I went to a tasting last night for the new offering from Campari USA, Wild Turkey Spice. I usually never go to these events because the booze is free and the cocktails are generally weak. I speak from experience, having worked dozens of these events. Usually, I check out the crowd to anticipate what will happen over the next hour…….lots of hipsters in hats means conversations about cocktails consisting of information gleaned from Wikipedia…..Half truths and myths with a smattering of accuracy. If it’s a bunch of college kids, I know to make an appearance and get the hell out of there because the crowd doesn’t really care about the spirit, they want to get drunk for free and as soon as the event ends and the “complimentary” part of the bar stops, they stampede out the door very lubricated and hit the streets.
So there I was, saying my “hello’s” and standing waiting for the bartender to look up and actually smile (customer service usually works that way) when I heard one of the mad hatters in skinny jeans say to another annoying Mumford and s0ns fan; “All bourbon HAS to come from Bourbon county Kentucky” – At this point I felt my jaw tighten, my teeth grind and thought…”just stop talking, you’re making it worse”
I realize this might be a little too strong a reaction. I should be concerned with global matters, the price of gas, my best friend in the SEALS, and other more mature subjects but God Damnit, this little bastard was making it a point to give out bad info. So I thought I would post something useful so anyone who comes here can get correct info and actually use it.
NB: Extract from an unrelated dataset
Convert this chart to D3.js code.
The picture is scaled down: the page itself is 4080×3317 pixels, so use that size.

From a great website called www.straightdope.com
A definition of whiskey/whisky “Whisky is an alcoholic distillate from a fermented mash of grain produced at less than 190 proof in such a manner that the distillate possesses the taste, aroma, and characteristics generally attributed to whiskey, stored in oak containers (except that corn whisky need not be so stored), and bottled at not less than 80 proof, and also includes mixtures of such distillates for which no specific standards of identity are prescribed.”
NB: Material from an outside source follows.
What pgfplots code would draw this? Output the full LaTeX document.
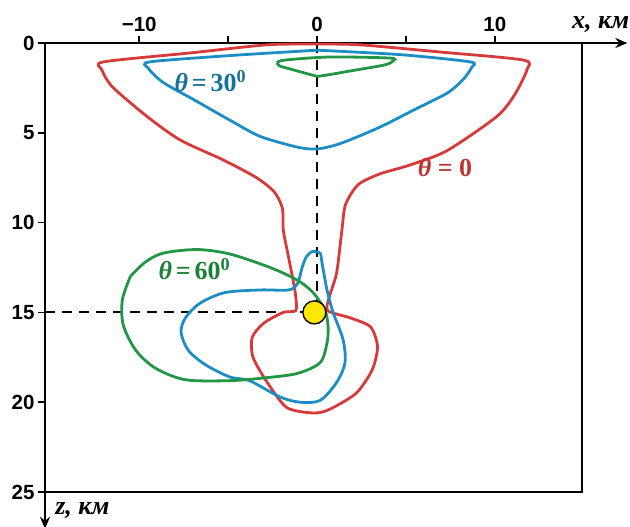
\documentclass[border=0pt]{standalone}
\usepackage{fontspec}
\setsansfont{Liberation Sans}
\newfontfamily\tnr{Liberation Serif}
\usepackage{pgfplots}
\pgfplotsset{compat=1.18}
\usetikzlibrary{arrows.meta}
\definecolor{cred}{RGB}{214,58,58}
\definecolor{cblue}{RGB}{28,142,196}
\definecolor{cgreen}{RGB}{34,150,68}
\definecolor{ldot}{RGB}{255,232,0}
% theta labels: size, gap round "=", value
\newcommand{\lbl}[3]{{\fontsize{#1}{#1}\selectfont\tnr\bfseries\itshape θ\upshape\hspace{#2}=\hspace{#2}#3}}

\begin{document}
\begin{tikzpicture}
\useasboundingbox (-45pt,-35pt) rectangle (585pt,492pt);
\begin{axis}[
  at={(0,0)}, anchor=south west,
  scale only axis, width=537pt, height=449pt,
  xmin=-15.3, xmax=14.9, ymin=0, ymax=25,
  y dir=reverse,
  clip=false,
  axis line style={line width=2pt},
  xtick={-10,-5,0,5,10}, xticklabels={−10,,0,,10},
  ytick={0,5,10,15,20,25}, yticklabels={0,5,10,15,20,25},
  xtick pos=right, xticklabel pos=right, ytick pos=left,
  tick align=outside, major tick length=7pt,
  tick style={line width=1.5pt, black},
  tick label style={font=\fontsize{20.5}{20.5}\selectfont\sffamily\bfseries},
  xticklabel style={yshift=1pt},
]
% dashed guides to the source
\addplot[black, line width=2pt, dash pattern=on 10pt off 7pt] coordinates {(0,0)(0,14.4)};
\addplot[black, line width=2pt, dash pattern=on 10pt off 7pt] coordinates {(-15.3,15)(-0.8,15)};

% theta = 0
\addplot[cred, line width=2.8pt, smooth, tension=0.45] coordinates {
(0,0.06)(2.4,0.1)(6.9,0.5)(11.6,0.95)(11.8,1.5)(11.1,2.9)(10.1,4.1)(7.3,6.0)
(5.2,6.8)(3.5,7.3)(2.3,7.9)(1.6,9.0)(1.4,10.4)(1.1,12.8)(0.7,14.1)(0.6,14.9)
(1.85,15.3)(3.0,15.8)(3.4,16.9)(3.1,18.2)(2.2,19.5)(0.7,20.4)(-0.2,20.6)
(-1.7,20.3)(-2.8,18.9)(-3.6,17.5)(-3.65,16.4)(-3.0,15.6)(-1.9,15.0)(-1.2,14.9)
(-1.2,14.1)(-1.35,13.2)(-1.65,11.7)(-1.9,10.4)(-1.95,9.2)(-2.4,8.3)(-3.4,7.5)
(-5.3,6.5)(-7.7,5.4)(-9.55,4.1)(-11.5,2.45)(-12.1,1.5)(-12.0,1.05)(-7.1,0.55)
(-2.8,0.1)(0,0.06)};

% theta = 30
\addplot[cblue, line width=2.8pt, smooth, tension=0.45] coordinates {
(0,0.4)(4.7,0.65)(8.6,1.05)(8.7,1.35)(8.2,2.05)(7.3,2.8)(5.5,3.7)(3.5,4.7)
(1.3,5.6)(0,5.9)(-1.1,5.8)(-3.2,5.2)(-4.9,4.3)(-6.85,3.2)(-8.65,2.2)(-9.5,1.4)
(-9.4,1.05)(-4.9,0.7)(0,0.4)};
\addplot[cblue, line width=2.8pt, smooth, tension=0.5] coordinates {
(-0.28,11.6)(0.17,11.7)(0.28,12.25)(0.56,13.75)(0.9,15.0)(1.46,16.5)(1.57,17.8)
(1.1,18.9)(0.17,19.9)(-0.96,20.0)(-2.1,19.7)(-3.8,18.8)(-4.9,18.6)(-6.3,17.9)
(-7.25,17.1)(-7.65,16.1)(-7.4,15.3)(-6.6,14.5)(-5.2,13.9)(-3.2,13.75)(-1.6,13.75)
(-1.1,13.4)(-0.84,12.5)(-0.6,11.9)(-0.28,11.6)};

% theta = 60
\addplot[cgreen, line width=2.8pt, smooth, tension=0.5] coordinates {
(-2.25,1.1)(-1.8,0.95)(0.73,0.78)(4.1,0.84)(4.27,1.0)(3.8,1.22)(1.85,1.56)
(0.17,1.84)(-0.28,1.78)(-1.5,1.45)(-2.1,1.28)(-2.25,1.1)};
\addplot[cgreen, line width=2.8pt, smooth, tension=0.5] coordinates {
(-10.5,13.0)(-9.66,12.2)(-8.65,11.7)(-6.74,11.5)(-4.9,11.75)(-2.64,12.5)
(-1.12,13.2)(-0.22,13.9)(0.45,14.9)(0.62,15.8)(0.56,16.7)(0.17,17.8)(-1.12,18.4)
(-3.0,18.65)(-4.9,18.8)(-7.4,18.75)(-9.1,18.1)(-10.2,17.1)(-10.9,15.7)
(-10.95,14.3)(-10.5,13.0)};

% source point
\addplot[only marks, mark=*, mark size=11.5pt,
  mark options={fill=ldot, draw=black, line width=1.4pt}] coordinates {(-0.15,15.0)};

% axis arrows and labels
\draw[line width=2pt, -{Stealth[length=12pt,width=10pt]}] (axis cs:14.9,0) -- (axis cs:17.45,0);
\draw[line width=2pt, -{Stealth[length=12pt,width=10pt]}] (axis cs:-15.3,25) -- (axis cs:-15.3,27.05);
\node[font=\fontsize{26}{26}\selectfont\tnr\bfseries\itshape] at (axis cs:15.95,-1.05) {x, км};
\node[font=\fontsize{26}{26}\selectfont\tnr\bfseries\itshape] at (axis cs:-13.2,26.05) {z, км};

\node[text=cblue!80!black] at (axis cs:-6.0,2.1) {\lbl{26}{0.15em}{30\textsuperscript{0}}};
\node[text=cred!90!black] at (axis cs:7.2,6.96) {\lbl{26}{0.25em}{0}};
\node[text=cgreen!85!black] at (axis cs:-6.9,12.6) {\lbl{26}{0.15em}{60\textsuperscript{0}}};
\end{axis}
\end{tikzpicture}
\end{document}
For a whiskey to qualify as bourbon, the law–by international agreement–stipulates that it must be made in the USA. It must be made from at least 51% and no more than 79% Indian corn, and aged for at least two years. (Most bourbon is aged for four years or more.) The barrels for aging can be made of any kind of new oak, charred on the inside. Nowadays all distillers use American White Oak, because it is porous enough to help the bourbon age well, but not so porous that it will allow barrels to leak. It must be distilled at no more than 160 proof (80% alcohol by volume). Nothing can be added at bottling to enhance flavor or sweetness or alter color. The other grains used to make bourbon, though not stipulated by law, are malted barley and either rye or wheat. Some Kentucky bourbon makers claim that the same limestone spring water that makes thoroughbred horses’ bones strong gives bourbon whiskey its distinctive flavor. Kind of like that “it’s the water” thing with Olympia beer.
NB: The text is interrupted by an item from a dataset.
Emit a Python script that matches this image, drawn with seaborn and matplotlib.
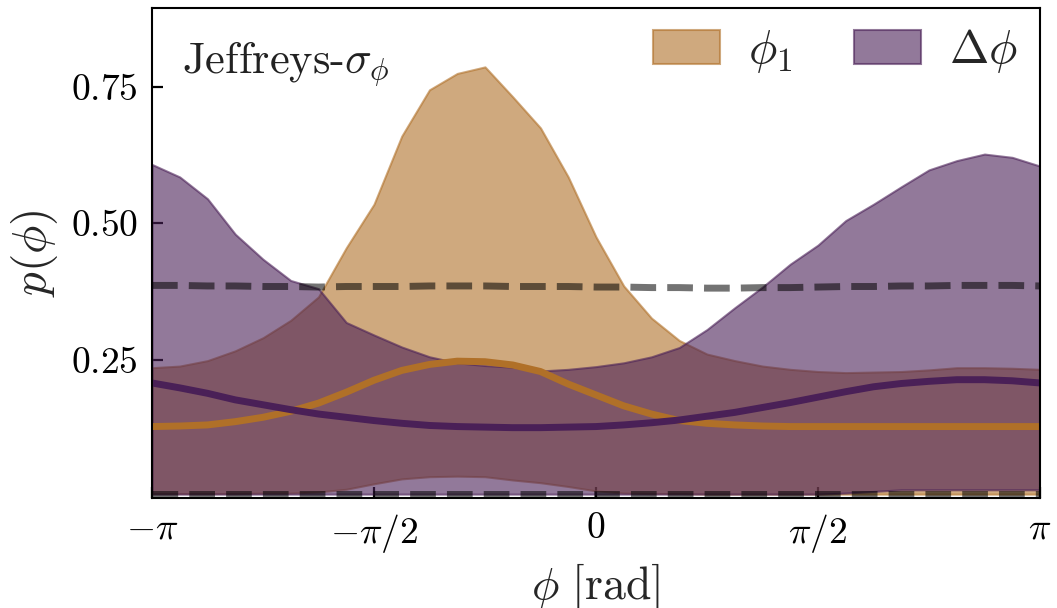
import numpy as np
import seaborn as sns
import matplotlib.pyplot as plt

# sample positions along phi (33 points from -pi to pi)
phi = np.linspace(-np.pi, np.pi, 33)

# phi_1 band (upper / lower envelope) and mean density
phi1_hi = [0.235, 0.238, 0.248, 0.266, 0.290, 0.322, 0.365, 0.455, 0.535, 0.660, 0.745,
           0.775, 0.787, 0.732, 0.675, 0.585, 0.475, 0.385, 0.326, 0.285, 0.260, 0.248,
           0.238, 0.232, 0.228, 0.226, 0.227, 0.228, 0.231, 0.235, 0.235, 0.234, 0.232]
phi1_lo = [0.004, 0.004, 0.004, 0.004, 0.005, 0.005, 0.007, 0.012, 0.022, 0.031, 0.035,
           0.036, 0.035, 0.029, 0.024, 0.017, 0.009, 0.005, 0.004, 0.004, 0.003, 0.003,
           0.003, 0.003, 0.003, 0.003, 0.003, 0.003, 0.003, 0.003, 0.003, 0.003, 0.003]
phi1_mean = [0.127, 0.128, 0.130, 0.136, 0.144, 0.155, 0.170, 0.190, 0.212, 0.230, 0.241,
             0.247, 0.246, 0.240, 0.228, 0.205, 0.185, 0.165, 0.150, 0.138, 0.133, 0.130,
             0.128, 0.127, 0.127, 0.127, 0.127, 0.127, 0.127, 0.127, 0.127, 0.127, 0.127]

# delta phi band and mean density
dphi_hi = [0.608, 0.585, 0.545, 0.480, 0.434, 0.395, 0.380, 0.318, 0.295, 0.273, 0.255,
           0.244, 0.239, 0.236, 0.229, 0.232, 0.237, 0.244, 0.255, 0.272, 0.305, 0.345,
           0.383, 0.425, 0.460, 0.505, 0.535, 0.567, 0.598, 0.615, 0.627, 0.621, 0.605]
dphi_lo = [0.003, 0.003, 0.003, 0.003, 0.003, 0.003, 0.003, 0.003, 0.003, 0.003, 0.003,
           0.003, 0.003, 0.003, 0.003, 0.003, 0.003, 0.003, 0.003, 0.003, 0.003, 0.003,
           0.003, 0.003, 0.003, 0.005, 0.008, 0.011, 0.011, 0.011, 0.011, 0.011, 0.011]
dphi_mean = [0.207, 0.198, 0.188, 0.176, 0.167, 0.158, 0.150, 0.144, 0.138, 0.133, 0.129,
             0.127, 0.126, 0.125, 0.125, 0.126, 0.127, 0.130, 0.134, 0.139, 0.146, 0.153,
             0.162, 0.171, 0.181, 0.191, 0.200, 0.206, 0.210, 0.213, 0.213, 0.211, 0.207]

# prior band (dashed)
prior_hi = [0.386, 0.386, 0.385, 0.385, 0.384, 0.384, 0.383, 0.384, 0.384, 0.384, 0.385,
            0.385, 0.385, 0.384, 0.384, 0.384, 0.383, 0.383, 0.382, 0.382, 0.381, 0.381,
            0.382, 0.382, 0.383, 0.384, 0.384, 0.385, 0.385, 0.386, 0.386, 0.386, 0.385]
prior_lo = [0.004] * 33

xticks = [-np.pi, -np.pi / 2, 0, np.pi / 2, np.pi]
xticklabels = [r'$-\pi$', r'$-\pi/2$', r'$0$', r'$\pi/2$', r'$\pi$']
yticks = [0.25, 0.50, 0.75]
yticklabels = [r'$0.25$', r'$0.50$', r'$0.75$']

c_phi1 = '#b07028'
c_dphi = '#4a2057'

sns.set_theme(style='ticks')
plt.rcParams['font.family'] = ['cmr10', 'DejaVu Serif']
plt.rcParams['mathtext.fontset'] = 'cm'
plt.rcParams['axes.unicode_minus'] = False
plt.rcParams['axes.formatter.use_mathtext'] = True

fig = plt.figure(figsize=(10.57, 6.08), dpi=100)
ax = fig.add_axes([0.1438, 0.181, 0.8401, 0.8058])

ax.fill_between(phi, phi1_lo, phi1_hi, color=c_phi1, alpha=0.6, lw=1.5, label=r'$\phi_1$')
ax.fill_between(phi, dphi_lo, dphi_hi, color=c_dphi, alpha=0.6, lw=1.5, label=r'$\Delta\phi$')

sns.lineplot(x=phi, y=prior_hi, color='black', alpha=0.55, lw=5, linestyle='--', ax=ax)
sns.lineplot(x=phi, y=prior_lo, color='black', alpha=0.55, lw=5, linestyle='--', ax=ax)

sns.lineplot(x=phi, y=phi1_mean, color=c_phi1, lw=5, ax=ax)
sns.lineplot(x=phi, y=dphi_mean, color=c_dphi, lw=5, ax=ax)

ax.set_xlim(-np.pi, np.pi)
ax.set_ylim(-0.004, 0.895)
ax.set_xticks(xticks)
ax.set_xticklabels(xticklabels)
ax.set_yticks(yticks)
ax.set_yticklabels(yticklabels)
ax.tick_params(direction='in', length=8, width=1.6, labelsize=27, colors='black', pad=10)

for s in ax.spines.values():
    s.set_color('black')
    s.set_linewidth(1.5)

ax.set_xlabel(r'$\phi\ [\mathrm{rad}]$', fontsize=33, labelpad=5)
ax.set_ylabel(r'$p(\phi)$', fontsize=34, labelpad=8)

ax.text(0.034, 0.935, r'Jeffreys-$\sigma_\phi$', transform=ax.transAxes,
        fontsize=32, color='#222222', va='top', ha='left')

ax.legend(loc='upper right', bbox_to_anchor=(1.012, 1.028), ncol=2, frameon=False,
          fontsize=34, handlelength=1.42, handleheight=0.72, handletextpad=0.6,
          columnspacing=1.3, borderaxespad=0.3)

fig.savefig('out.png', dpi=100)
Bourbon can be made anywhere in the U.S., but all but a couple of brands are made in Kentucky. Only the state of Kentucky can produce bourbon with its name on the label. The name comes from Bourbon county in the central bluegrass region of Kentucky. This county was named in 1785 to honor the French royal family and was once the major transshipment site for shipping distilled spirits down the Ohio and Mississippi rivers to New Orleans. Barrels shipped from there were stamped with the county’s name, which then became the name of this kind of whiskey. Interestingly, there are no distillers in Bourbon county, Kentucky right now
The Author is just named “Jill” but she did a great job!